10.216  Volume of complaints. According to a publication by the ICO,206 472 complaints relating to search results had been received from data subjects in the United Kingdom as at 13 August 2015. The ICO required removal of the search results in 20 per cent of cases, and decided that the complaint was either ineligible or did not require de-indexing in the remaining cases. This illustrates that many complainants will not disclose valid requests for removal. However, in approximately one third of cases, the ICO has disagreed with Google’s first instance decision, usually on the basis of relevance.

10.217  Enforcement proceedings. In Hegglin v Persons Unknown & Google Inc, the claimant sought injunctive relief under sections 10 and 14 of the 1998 Act. The claimant was a businessman and investor who complained of abuse and defamatory allegations on various websites and discussion fora. The material appeared in Google search results for his name. Google had removed certain of the content from Google-hosted websites and blocked other URLs from search results. Bean J granted permission to serve outside the jurisdiction, concluding that there was an arguable case that Google was under an enforceable obligation to comply with the 1998 Act when processing the claimant’s personal data. The Court had been referred to Google Spain and cited it as authority for the proposition that Google is a data controller and subject to the Directive.

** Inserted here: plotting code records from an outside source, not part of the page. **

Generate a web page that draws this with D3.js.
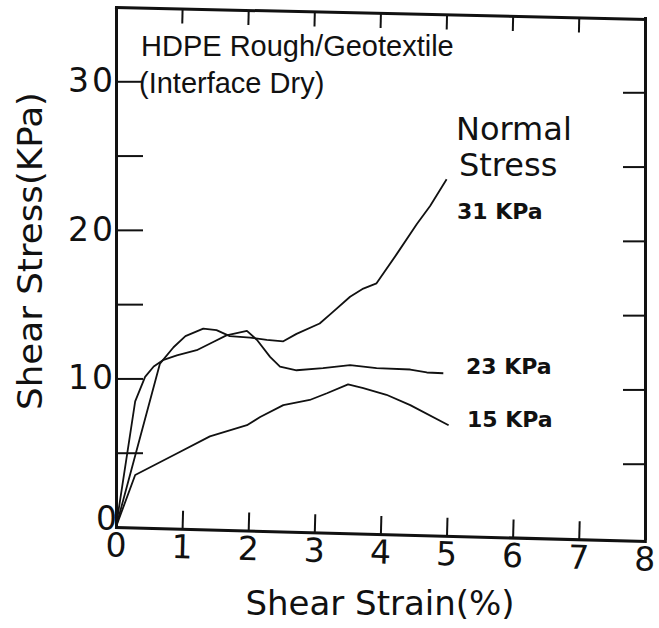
<!DOCTYPE html>
<html>
<head>
<meta charset="utf-8">
<script src="https://cdn.jsdelivr.net/npm/d3@7"></script>
<style>
  body { margin: 0; background: #fff; }
  svg { display: block; }
  .frame path.domain { stroke: #111; stroke-width: 3; stroke-linecap: square; }
  .frame line { stroke: #111; stroke-width: 2; }
  .frame text { font-family: "DejaVu Sans", sans-serif; font-size: 33px; fill: #111; letter-spacing: 3px; }
  .curve { fill: none; stroke: #111; stroke-width: 1.8; stroke-linejoin: round; }
</style>
</head>
<body>
<script>
// strain (%) vs shear stress (KPa)
var strain15 = [0, 0.29, 0.92, 1.42, 1.98, 2.18, 2.53, 2.93, 3.19, 3.51, 3.74, 4.09, 4.45, 5.03];
var stress15 = [0, 3.5, 4.95, 6.1, 6.85, 7.4, 8.2, 8.55, 9.0, 9.6, 9.35, 8.9, 8.2, 6.85];

var strain23 = [0, 0.29, 0.44, 0.57, 0.72, 0.92, 1.22, 1.47, 1.67, 1.98, 2.13, 2.33, 2.48, 2.73, 3.13, 3.54, 3.94, 4.45, 4.7, 4.95];
var stress23 = [0, 8.45, 10.1, 10.8, 11.25, 11.55, 11.9, 12.45, 12.9, 13.2, 12.6, 11.45, 10.8, 10.55, 10.7, 10.9, 10.7, 10.6, 10.4, 10.35];

var strain31 = [0, 0.665, 0.87, 1.05, 1.32, 1.52, 1.72, 2.03, 2.28, 2.53, 2.73, 3.08, 3.26, 3.54, 3.74, 3.94, 4.25, 4.55, 4.75, 5.0];
var stress31 = [0, 11.0, 12.1, 12.85, 13.35, 13.25, 12.85, 12.75, 12.6, 12.5, 13.0, 13.7, 14.4, 15.5, 16.05, 16.4, 18.4, 20.4, 21.6, 23.4];

var xTicks = [0, 1, 2, 3, 4, 5, 6, 7, 8];
var yTicks = [0, 5, 10, 15, 20, 25, 30];
var yLabels = [0, 10, 20, 30];

var W = 659, H = 628;
var pLeft = 116, pRight = 645, pTop = 7, pBottom = 527;
var tilt = 14; // the scanned frame sags on the right

var svg = d3.select("body").append("svg").attr("width", W).attr("height", H);

var x = d3.scaleLinear().domain([0, 8]).range([pLeft, pRight]);
var y = d3.scaleLinear().domain([0, 35]).range([pBottom, pTop]);
var angle = Math.atan2(tilt, pRight - pLeft) * 180 / Math.PI;

// left axis
var gl = svg.append("g").attr("class", "frame").attr("transform", "translate(" + pLeft + ",0)")
    .call(d3.axisLeft(y).tickValues(yTicks).tickSize(-27).tickSizeOuter(0).tickPadding(0)
        .tickFormat(function(d) { return yLabels.indexOf(d) >= 0 ? d : ""; }));
gl.selectAll(".tick").filter(function(d) { return d === 0; }).select("line").remove();
gl.selectAll(".tick").filter(function(d) { return d === 0; }).select("text").attr("y", -8).attr("x", 4);

// right axis
var gr = svg.append("g").attr("class", "frame").attr("transform", "translate(" + pRight + "," + (tilt - 3) + ")")
    .call(d3.axisRight(y).tickValues(yTicks.slice(1)).tickSize(-22).tickSizeOuter(0).tickFormat(""));

// bottom axis
var gb = svg.append("g").attr("class", "frame")
    .attr("transform", "rotate(" + angle + "," + pLeft + "," + pBottom + ") translate(0," + pBottom + ")")
    .call(d3.axisBottom(x).tickValues(xTicks).tickSize(-18).tickSizeOuter(0).tickPadding(6));
gb.selectAll(".tick").filter(function(d) { return d === 0 || d === 8; }).select("line").remove();
gb.selectAll(".tick text").attr("dx", 1.5);

// top axis
var gt = svg.append("g").attr("class", "frame")
    .attr("transform", "rotate(" + (angle * 0.85) + "," + pLeft + "," + pTop + ") translate(0," + pTop + ")")
    .call(d3.axisTop(x).tickValues(xTicks.slice(1, 8)).tickSize(-15).tickSizeOuter(0).tickFormat(""));

// curves
var line = d3.line().x(function(d) { return x(d[0]); }).y(function(d) { return y(d[1]); });
var series = [
    { name: "15 KPa", xs: strain15, ys: stress15 },
    { name: "23 KPa", xs: strain23, ys: stress23 },
    { name: "31 KPa", xs: strain31, ys: stress31 }
];
svg.selectAll("path.curve").data(series).enter().append("path")
    .attr("class", "curve")
    .attr("d", function(s) { return line(d3.zip(s.xs, s.ys)); });

// annotations
var note = svg.append("g").attr("font-family", "'Liberation Sans', Arial, sans-serif").attr("font-size", 29).attr("fill", "#111");
note.append("text").attr("x", 141).attr("y", 56).text("HDPE Rough/Geotextile");
note.append("text").attr("x", 139).attr("y", 93).text("(Interface Dry)");

var lbl = svg.append("g").attr("font-family", "'DejaVu Sans', sans-serif").attr("fill", "#111");
lbl.append("text").attr("x", 456).attr("y", 140).attr("font-size", 32).text("Normal");
lbl.append("text").attr("x", 459).attr("y", 176).attr("font-size", 32).text("Stress");
lbl.append("text").attr("x", 457).attr("y", 219).attr("font-size", 22).attr("font-weight", "bold").text("31 KPa");
lbl.append("text").attr("x", 466).attr("y", 374).attr("font-size", 22).attr("font-weight", "bold").text("23 KPa");
lbl.append("text").attr("x", 467).attr("y", 427).attr("font-size", 22).attr("font-weight", "bold").text("15 KPa");

// axis titles
lbl.append("text").attr("x", 380).attr("y", 615).attr("text-anchor", "middle").attr("font-size", 34)
    .text("Shear Strain(%)");
lbl.append("text").attr("transform", "translate(42,251) rotate(-90)").attr("text-anchor", "middle")
    .attr("font-size", 34).attr("textLength", 318).attr("lengthAdjust", "spacingAndGlyphs")
    .text("Shear Stress(KPa)");
</script>
</body>
</html>
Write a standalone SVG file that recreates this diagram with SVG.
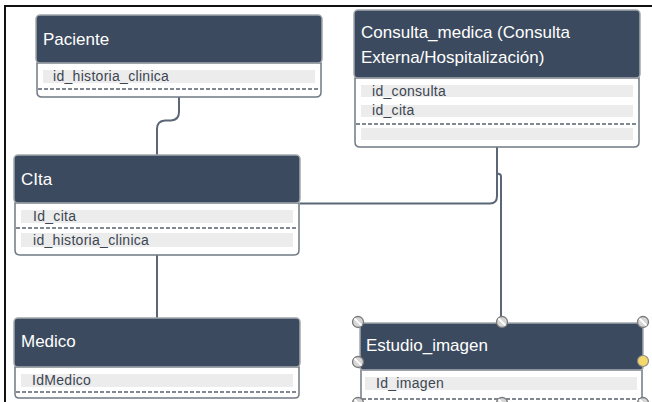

10.218  ICO enforcement notices. In August 2015, the ICO issued an enforcement notice to Google requiring it to de-index 9 search results from searches for another complainant’s name.207 The results contained information relating to a spent conviction for a minor criminal offence committed by the complainant 10 years earlier. Google had previously removed other links to the conviction. However, after that removal became a news story in its own right, Google refused to de-index further links to news articles which repeated the conviction in the context of reporting on the removal.